Par ailleurs, plus les engrais et pesticides chimiques sont utilisés, moins ils se révèlent efficaces sur le long terme, car les sols se dégradent, et les organismes pathogènes développent des résistances, créant ainsi une spirale de dépendance aux intrants chimiques. C’est pourquoi, il devient nécessaire de réduire leur utilisation.

La bonne nouvelle, c’est que de nombreuses alternatives existent pour réduire leur usage sans pour autant compromettre la production agricole. Cependant, ces pratiques sont encore peu utilisées, car les agriculteurs ne sont que très peu encouragés à le faire sur le plan économique et parce que ces alternatives sont parfois plus difficiles à mettre en œuvre que les solutions chimiques. Mais des pays montrent aujourd’hui que, en accompagnant les agriculteurs, des changements rapides de paradigme peuvent avoir lieu.

Décharger les agriculteurs d’un fardeau

De fait, réduire l’utilisation des intrants chimiques ne peut pas reposer uniquement sur les agriculteurs. Bien que leur rôle soit central, leurs choix en matière d’intrants sont souvent contraints par des obligations contractuelles, économiques et réglementaires.

La transition vers une agriculture plus durable ne peut donc reposer seulement sur leurs épaules. C’est en réalité l’ensemble des acteurs de la chaîne agroalimentaire, industrie agrochimique, distributeurs, consommateurs et législateurs qui doit être mobilisé. Les politiques publiques ont un rôle clé à jouer pour inciter les fabricants d’intrants agricoles à orienter leur production vers des alternatives moins nocives.

De leur côté, les consommateurs peuvent peser sur les pratiques agricoles en privilégiant des produits moins dépendants aux intrants chimiques, à condition toutefois d’y avoir accès et d’être correctement informés. Seule une approche systémique, répartissant équitablement les responsabilités, permettra d’éviter que le poids de la transition ne repose sur des agriculteurs souvent soumis à de fortes contraintes économiques.

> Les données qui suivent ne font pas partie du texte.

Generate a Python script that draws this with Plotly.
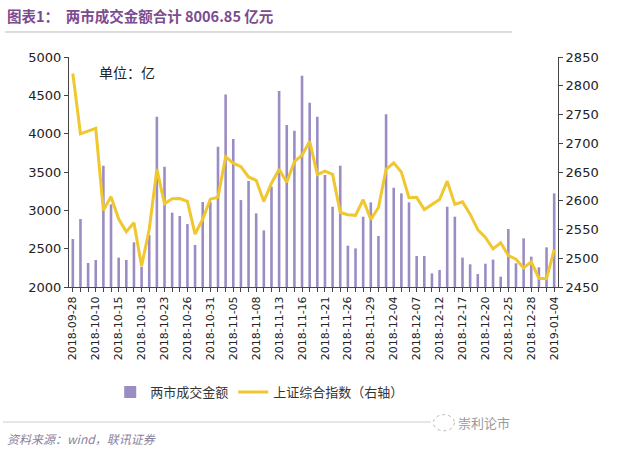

Pour cela, il existe plusieurs types de mesures dont certaines ont déjà été testées sans grand succès, comme l’instauration de taxes ou de subventions. Mais pour être efficaces, elles doivent être mises en œuvre de façon à ce que chaque acteur ait la possibilité de modifier ses habitudes et ses pratiques et puisse contribuer à une agriculture durable. Allier incitations économiques, pédagogie et, lorsque la santé humaine ou environnementale est en jeu, interdictions, constitue une approche prometteuse pour encourager chacun à réfléchir à ses choix et à repenser son rapport aux intrants chimiques.

Les initiatives danoises et suisses

L’implication des différents acteurs a eu un impact significatif dans plusieurs pays, notamment européens, qui ont réussi à concilier sécurité alimentaire et réduction de la pollution agricole.

Par exemple, le Danemark, souvent cité comme modèle de réussite, a réduit de 50 % en trente ans (1980-2012) ses excédents d’azote chimiques et organiques néfastes pour les sols et la biodiversité et imputables à la surutilisation d’engrais. Pour cela, le pays a associé des mesures allant de l’action volontaire à une réglementation stricte en impliquant à la fois les agriculteurs et les producteurs d’intrants agricoles.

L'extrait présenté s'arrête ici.